• _WHAT IS BEING ASKED_
Reproduce exactly the opening lines of the listing, stopping after the line that contains "['00:00', '04:00', '08:00', '12:00', '16:00', '20:00', '00:00']" and including it.

• _SUPPLIED MATERIAL_

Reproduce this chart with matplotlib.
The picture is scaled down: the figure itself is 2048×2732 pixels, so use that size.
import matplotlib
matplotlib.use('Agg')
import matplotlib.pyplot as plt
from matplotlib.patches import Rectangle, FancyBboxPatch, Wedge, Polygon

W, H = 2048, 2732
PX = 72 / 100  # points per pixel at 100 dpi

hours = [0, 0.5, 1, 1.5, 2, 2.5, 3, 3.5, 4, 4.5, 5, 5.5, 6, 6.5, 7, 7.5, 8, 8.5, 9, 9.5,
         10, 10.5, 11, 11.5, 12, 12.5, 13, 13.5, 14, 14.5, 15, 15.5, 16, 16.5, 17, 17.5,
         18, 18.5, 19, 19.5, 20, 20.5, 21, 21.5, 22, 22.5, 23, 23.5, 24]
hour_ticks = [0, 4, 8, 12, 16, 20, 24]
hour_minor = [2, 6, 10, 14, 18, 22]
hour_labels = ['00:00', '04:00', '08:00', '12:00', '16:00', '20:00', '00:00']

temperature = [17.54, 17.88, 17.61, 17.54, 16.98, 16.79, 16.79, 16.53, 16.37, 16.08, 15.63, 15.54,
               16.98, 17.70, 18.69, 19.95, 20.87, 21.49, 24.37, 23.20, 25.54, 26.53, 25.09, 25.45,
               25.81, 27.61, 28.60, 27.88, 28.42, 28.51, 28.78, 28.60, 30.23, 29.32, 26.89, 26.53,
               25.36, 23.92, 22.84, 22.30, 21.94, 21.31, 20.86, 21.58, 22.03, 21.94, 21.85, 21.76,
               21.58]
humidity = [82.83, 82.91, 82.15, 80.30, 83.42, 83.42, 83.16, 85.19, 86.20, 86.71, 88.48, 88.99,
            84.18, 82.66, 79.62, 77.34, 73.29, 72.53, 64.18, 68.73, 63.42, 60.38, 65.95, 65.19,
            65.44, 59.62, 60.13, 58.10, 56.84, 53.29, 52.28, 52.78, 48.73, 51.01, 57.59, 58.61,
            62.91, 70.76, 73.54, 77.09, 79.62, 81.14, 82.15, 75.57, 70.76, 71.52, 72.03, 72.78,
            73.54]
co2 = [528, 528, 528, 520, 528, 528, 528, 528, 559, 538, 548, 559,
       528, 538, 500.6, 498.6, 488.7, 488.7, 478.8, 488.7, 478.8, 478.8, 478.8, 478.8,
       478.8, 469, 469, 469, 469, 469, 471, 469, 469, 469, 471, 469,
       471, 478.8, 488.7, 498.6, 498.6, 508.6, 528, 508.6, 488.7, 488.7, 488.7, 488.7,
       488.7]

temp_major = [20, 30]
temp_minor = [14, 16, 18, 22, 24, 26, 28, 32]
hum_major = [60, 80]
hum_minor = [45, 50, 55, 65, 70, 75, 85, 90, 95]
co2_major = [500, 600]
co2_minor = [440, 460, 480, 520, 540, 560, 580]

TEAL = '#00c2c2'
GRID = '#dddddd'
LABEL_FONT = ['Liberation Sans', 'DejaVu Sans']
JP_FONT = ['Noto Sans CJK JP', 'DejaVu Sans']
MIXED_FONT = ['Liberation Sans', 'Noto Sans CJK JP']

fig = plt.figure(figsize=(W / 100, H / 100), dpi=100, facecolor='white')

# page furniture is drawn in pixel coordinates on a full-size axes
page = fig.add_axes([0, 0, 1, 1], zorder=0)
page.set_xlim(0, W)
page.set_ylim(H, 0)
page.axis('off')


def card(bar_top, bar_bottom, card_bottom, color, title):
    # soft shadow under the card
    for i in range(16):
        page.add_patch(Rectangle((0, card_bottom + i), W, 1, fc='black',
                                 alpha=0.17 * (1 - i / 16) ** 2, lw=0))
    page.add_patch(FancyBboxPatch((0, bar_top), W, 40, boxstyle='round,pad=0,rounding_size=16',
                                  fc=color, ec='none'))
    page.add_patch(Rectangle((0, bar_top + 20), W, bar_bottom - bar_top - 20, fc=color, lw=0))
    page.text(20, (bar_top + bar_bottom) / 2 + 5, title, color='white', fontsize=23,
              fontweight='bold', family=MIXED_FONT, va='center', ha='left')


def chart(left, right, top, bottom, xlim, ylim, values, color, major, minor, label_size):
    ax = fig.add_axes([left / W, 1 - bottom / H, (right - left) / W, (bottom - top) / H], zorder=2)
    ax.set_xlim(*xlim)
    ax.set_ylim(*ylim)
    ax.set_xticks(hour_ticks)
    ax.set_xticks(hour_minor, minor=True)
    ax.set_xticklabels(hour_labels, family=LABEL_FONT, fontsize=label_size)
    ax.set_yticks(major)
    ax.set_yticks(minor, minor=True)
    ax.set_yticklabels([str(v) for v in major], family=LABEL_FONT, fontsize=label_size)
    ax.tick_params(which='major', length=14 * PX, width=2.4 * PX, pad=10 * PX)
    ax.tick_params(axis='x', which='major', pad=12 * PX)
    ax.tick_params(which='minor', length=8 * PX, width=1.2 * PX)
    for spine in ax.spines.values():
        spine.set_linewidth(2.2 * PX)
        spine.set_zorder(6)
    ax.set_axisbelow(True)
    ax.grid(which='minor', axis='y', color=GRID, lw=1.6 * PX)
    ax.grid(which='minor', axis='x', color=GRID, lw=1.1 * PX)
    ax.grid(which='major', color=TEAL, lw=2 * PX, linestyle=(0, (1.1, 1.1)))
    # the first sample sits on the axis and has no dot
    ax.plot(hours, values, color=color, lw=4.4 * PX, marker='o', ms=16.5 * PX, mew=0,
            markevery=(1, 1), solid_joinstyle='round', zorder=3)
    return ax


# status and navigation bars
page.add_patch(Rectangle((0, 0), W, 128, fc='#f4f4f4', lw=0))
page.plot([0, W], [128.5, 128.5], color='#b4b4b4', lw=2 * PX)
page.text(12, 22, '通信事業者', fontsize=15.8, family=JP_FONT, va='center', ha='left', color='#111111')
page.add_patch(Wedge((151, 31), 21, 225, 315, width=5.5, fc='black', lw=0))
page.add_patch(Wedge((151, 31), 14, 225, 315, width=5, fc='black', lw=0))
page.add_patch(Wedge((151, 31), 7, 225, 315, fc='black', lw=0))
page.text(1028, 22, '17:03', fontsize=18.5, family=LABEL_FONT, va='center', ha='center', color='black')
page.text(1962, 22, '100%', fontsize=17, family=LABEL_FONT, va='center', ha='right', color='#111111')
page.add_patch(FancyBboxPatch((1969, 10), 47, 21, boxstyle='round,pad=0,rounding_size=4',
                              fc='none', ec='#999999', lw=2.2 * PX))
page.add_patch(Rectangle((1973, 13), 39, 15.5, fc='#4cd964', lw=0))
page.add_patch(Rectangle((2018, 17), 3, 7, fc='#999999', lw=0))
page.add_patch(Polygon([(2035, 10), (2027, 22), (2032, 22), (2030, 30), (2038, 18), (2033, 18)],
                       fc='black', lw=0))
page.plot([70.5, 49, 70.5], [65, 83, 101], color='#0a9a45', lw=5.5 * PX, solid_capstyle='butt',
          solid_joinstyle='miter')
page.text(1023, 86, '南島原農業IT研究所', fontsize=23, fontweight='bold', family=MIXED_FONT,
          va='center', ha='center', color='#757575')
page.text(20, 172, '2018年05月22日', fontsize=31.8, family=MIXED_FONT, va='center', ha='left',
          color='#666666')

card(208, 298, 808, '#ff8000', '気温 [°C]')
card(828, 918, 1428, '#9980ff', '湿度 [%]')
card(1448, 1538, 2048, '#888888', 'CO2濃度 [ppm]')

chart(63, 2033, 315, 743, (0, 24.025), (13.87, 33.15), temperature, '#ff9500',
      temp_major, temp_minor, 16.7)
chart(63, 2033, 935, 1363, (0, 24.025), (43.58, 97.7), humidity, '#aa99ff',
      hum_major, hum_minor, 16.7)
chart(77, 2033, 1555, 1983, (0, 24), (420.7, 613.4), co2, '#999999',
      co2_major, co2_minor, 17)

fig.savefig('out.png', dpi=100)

• _PROBLEM SOLUTION_
Reproduce this chart with matplotlib.
The picture is scaled down: the figure itself is 2048×2732 pixels, so use that size.
import matplotlib
matplotlib.use('Agg')
import matplotlib.pyplot as plt
from matplotlib.patches import Rectangle, FancyBboxPatch, Wedge, Polygon

W, H = 2048, 2732
PX = 72 / 100  # points per pixel at 100 dpi

hours = [0, 0.5, 1, 1.5, 2, 2.5, 3, 3.5, 4, 4.5, 5, 5.5, 6, 6.5, 7, 7.5, 8, 8.5, 9, 9.5,
         10, 10.5, 11, 11.5, 12, 12.5, 13, 13.5, 14, 14.5, 15, 15.5, 16, 16.5, 17, 17.5,
         18, 18.5, 19, 19.5, 20, 20.5, 21, 21.5, 22, 22.5, 23, 23.5, 24]
hour_ticks = [0, 4, 8, 12, 16, 20, 24]
hour_minor = [2, 6, 10, 14, 18, 22]
hour_labels = ['00:00', '04:00', '08:00', '12:00', '16:00', '20:00', '00:00']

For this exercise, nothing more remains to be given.